The show is designed to enable developers to explore and for designers to find out more about development. Plus, of course, for those who already do both. They cover the entire spectrum, including UX and information architecture. It is not just about the cool stuff. The essentials like CSS Grid and Flexbox are also covered.
(5.26) – How many cities do you expect to be arranging events for, this year? Eric says that by the end of the year they will have done the show in 6 cities. At the time of recording, the Seattle event was behind the team and the Boston event was next on the agenda. With Washington DC, Chicago, Denver, and San Francisco still to take place before the end of the year.
(6.18) – Can you please share a unique career tip with the I.T. career audience? Eric explains that there really are no gatekeepers. There is nobody in IT that can make or break your career. Nobody has the power to shut you out of web development. The only person that can stop you is yourself.
(7.37) – Can you tell us about your worst career moment? And what you learned from that experience. Eric worked on the Y2K switch over. For a joke, he and another colleague decided to make the university webpage look like it was created in the 1900s when the clock struck midnight. They put together a page using typography from the era and included the message “as you can see the server thinks it is 1900.”
They thought it would be fun, but they did not tell anyone what they were planning to do. The page went live, the press got hold of the story and all hell broke loose.
This did not go down well with the administration. Eric’s boss was told to fire him. Worse his boss’ manager was told to fire him, as well. Fortunately, neither of those things happened. However, Eric still feels bad about inadvertently putting his boss’ job at risk.
(10.00) – What was your best career moment? Eric went to Case Western Reserve University. While he was there two of his professors asked him to put two encyclopaedias they had written online. It was a big project, which is really proud of managing. Now, anyone who is interested in the history of Cleveland, Ohio can access a huge body of material and do so for free.
(12.40) – Can you tell us what excites you about the future of the IT industry and careers? Eric is really excited about the way CSS Cascading Style Sheets is changing things and the rate at which it is growing. That is what is exciting him about the sector of the IT industry he works in.
Looking at things more generally, the fact that people involved in the IT industry are starting to have a conversation about ethics is good to see. Mike Monterio has just published a book about design ethics in which he takes a strong stand.
We need to think about the impact doing X can have, outside of the purpose we have built it for. Developers need to ask themselves how what they are creating can be abused.
(15.25) – Do you think this will result in new roles within the IT industry? Eric hopes that one day we will see appointing a chief ethical officer becoming the norm.
Dumping a load of data into a recursive neural network and hoping nothing goes wrong may be OK in a closed environment, as a way of exploring the possibilities. But, it is not OK to deploy that stuff to the public. You need something in place to make you pause, think about what could go wrong and decide if you should still proceed.
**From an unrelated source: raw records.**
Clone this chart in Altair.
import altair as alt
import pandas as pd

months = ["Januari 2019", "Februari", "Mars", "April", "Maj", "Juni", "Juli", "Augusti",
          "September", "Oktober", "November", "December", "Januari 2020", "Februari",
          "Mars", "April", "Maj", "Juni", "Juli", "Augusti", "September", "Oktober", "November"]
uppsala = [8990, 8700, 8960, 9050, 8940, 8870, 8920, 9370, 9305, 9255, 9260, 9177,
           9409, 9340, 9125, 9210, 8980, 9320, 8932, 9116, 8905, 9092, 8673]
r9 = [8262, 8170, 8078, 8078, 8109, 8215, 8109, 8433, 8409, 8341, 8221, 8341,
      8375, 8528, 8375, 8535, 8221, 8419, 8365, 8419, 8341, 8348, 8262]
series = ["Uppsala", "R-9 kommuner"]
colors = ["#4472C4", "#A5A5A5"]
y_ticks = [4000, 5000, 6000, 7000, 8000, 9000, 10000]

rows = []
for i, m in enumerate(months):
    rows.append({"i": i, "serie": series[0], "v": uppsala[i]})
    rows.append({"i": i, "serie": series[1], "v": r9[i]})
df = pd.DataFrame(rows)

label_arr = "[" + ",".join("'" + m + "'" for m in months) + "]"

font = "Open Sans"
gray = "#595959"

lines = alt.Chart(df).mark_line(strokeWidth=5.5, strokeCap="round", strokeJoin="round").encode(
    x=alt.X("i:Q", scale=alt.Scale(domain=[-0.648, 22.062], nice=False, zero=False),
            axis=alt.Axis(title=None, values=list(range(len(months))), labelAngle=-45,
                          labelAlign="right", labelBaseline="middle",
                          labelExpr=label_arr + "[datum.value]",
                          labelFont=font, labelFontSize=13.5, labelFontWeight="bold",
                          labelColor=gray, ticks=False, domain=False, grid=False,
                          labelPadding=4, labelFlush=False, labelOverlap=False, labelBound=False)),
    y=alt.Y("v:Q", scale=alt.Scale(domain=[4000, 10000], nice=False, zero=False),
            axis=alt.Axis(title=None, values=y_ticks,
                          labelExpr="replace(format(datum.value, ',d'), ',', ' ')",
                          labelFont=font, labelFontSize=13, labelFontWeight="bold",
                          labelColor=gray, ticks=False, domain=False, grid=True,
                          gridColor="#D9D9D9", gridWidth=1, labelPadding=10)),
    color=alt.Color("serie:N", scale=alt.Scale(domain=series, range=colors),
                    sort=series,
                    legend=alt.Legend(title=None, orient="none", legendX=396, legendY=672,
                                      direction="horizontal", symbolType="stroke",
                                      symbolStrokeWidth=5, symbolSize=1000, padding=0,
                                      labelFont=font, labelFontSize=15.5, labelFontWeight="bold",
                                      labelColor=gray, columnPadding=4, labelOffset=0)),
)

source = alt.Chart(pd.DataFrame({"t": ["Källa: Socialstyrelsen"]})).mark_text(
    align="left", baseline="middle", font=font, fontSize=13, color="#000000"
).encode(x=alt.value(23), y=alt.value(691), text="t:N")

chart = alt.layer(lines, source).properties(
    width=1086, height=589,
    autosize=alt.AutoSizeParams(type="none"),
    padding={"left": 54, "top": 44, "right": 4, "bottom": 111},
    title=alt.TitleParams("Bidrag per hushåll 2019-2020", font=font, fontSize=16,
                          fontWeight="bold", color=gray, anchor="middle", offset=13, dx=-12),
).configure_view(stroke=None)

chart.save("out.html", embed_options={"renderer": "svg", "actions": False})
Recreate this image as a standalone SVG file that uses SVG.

(16.44) – What drew you to a career in IT? For Eric, initially, it was the fact that he could make good money. He had been using computers since he was 7, so getting into the IT industry was a natural progression.
(17.31) – What is the best career advice you have ever received? When Eric asked Jeff how he could get to be a conference speaker, he said: “write a book”. Eric did. After that landing speaking gigs was easy.
Even if you do not want to be a conference speaker, it is still a good idea to write about what you know. You do not have to write a book to do that. Running a blog is just as an effective way to put yourself out there and let people know what you are about. Eric has known people to be hired because someone liked a blog post they wrote.
(18.20) – Conversely, what is the worst career advice you’ve ever received? One of his managers, at the university, told him to “stop playing with that silly web stuff.” Fortunately, everyone ignored him and carried on learning and working with HTML.
(18.49) – If you were to begin your IT career again, right now, what would you do? Eric says he would go to code school or get a degree in computer science.
But the biggest thing he would do differently is to focus on finding work that really interested him. So, he could stay engaged enough to dive deep, truly understand things and share what he was learning.
When he finally started sharing what he knew, his career took off. Today, he would get involved in GitHub, Medium, and Stack Overflow far more quickly and deeply.
(20.42) – What is the number one non-technical skill that has helped you the most in your IT career? Being an effective communicator is Eric’s most important non-technical skill. He knows he is good at doing it in writing and he is working hard to become just as good face to face. For example, in training situations, when he can see from people’s faces that he has lost them a bit, he now doubles back and explains things differently.
(21.26) – What do you do to keep your own IT career energized? Eric finds that rotating through a stable of things that need his attention keeps him engaged and motivated. If he starts feeling a bit burned out, he switches track for a while. Doing something different re-energizes him, enabling him to switch back and start moving forward again.
(22.13) – What do you do in your spare time away from technology? Eric enjoys carpentry. He started out doing what they call rough carpentry. For example, he built a coop for his chickens. Now he has some experience, he is getting into finer woodworking.
(23.10) – Phil asks Eric to share a final piece of career advice with the audience. When deciding what tech to learn next, think about what you want to do with it, not what you want to do in it.
Ask yourself what interests you. For example, would you like to make servers run faster? Or do you want to connect people? Asking yourself what differences you want to make to the world will naturally point you in the right direction. It will make it easy for you to identify what technologies you need to learn. That is how he and Jeff ended up putting together the An Event Apart conference. They saw an issue, wanted to solve it, so, went out and learned what they needed to know to run their own conferences. When deciding what tech you will learn next, you need to take a similar approach. Learning something with a purpose is always a far more effective and interesting way to learn.
(6.33) ERIC– “There’s nobody in IT who can make or break your career other than yourself,”
(14.35) ERIC– “When people create things, they need to ask themselves, how could this be abused?”
(18.26) ERIC– “I know people who have never written a book, but have been hired by somebody because of a blog post they wrote”
(21.46) ERIC– “Communication, which people call a soft skill, is one of the hardest to master. It takes practice.”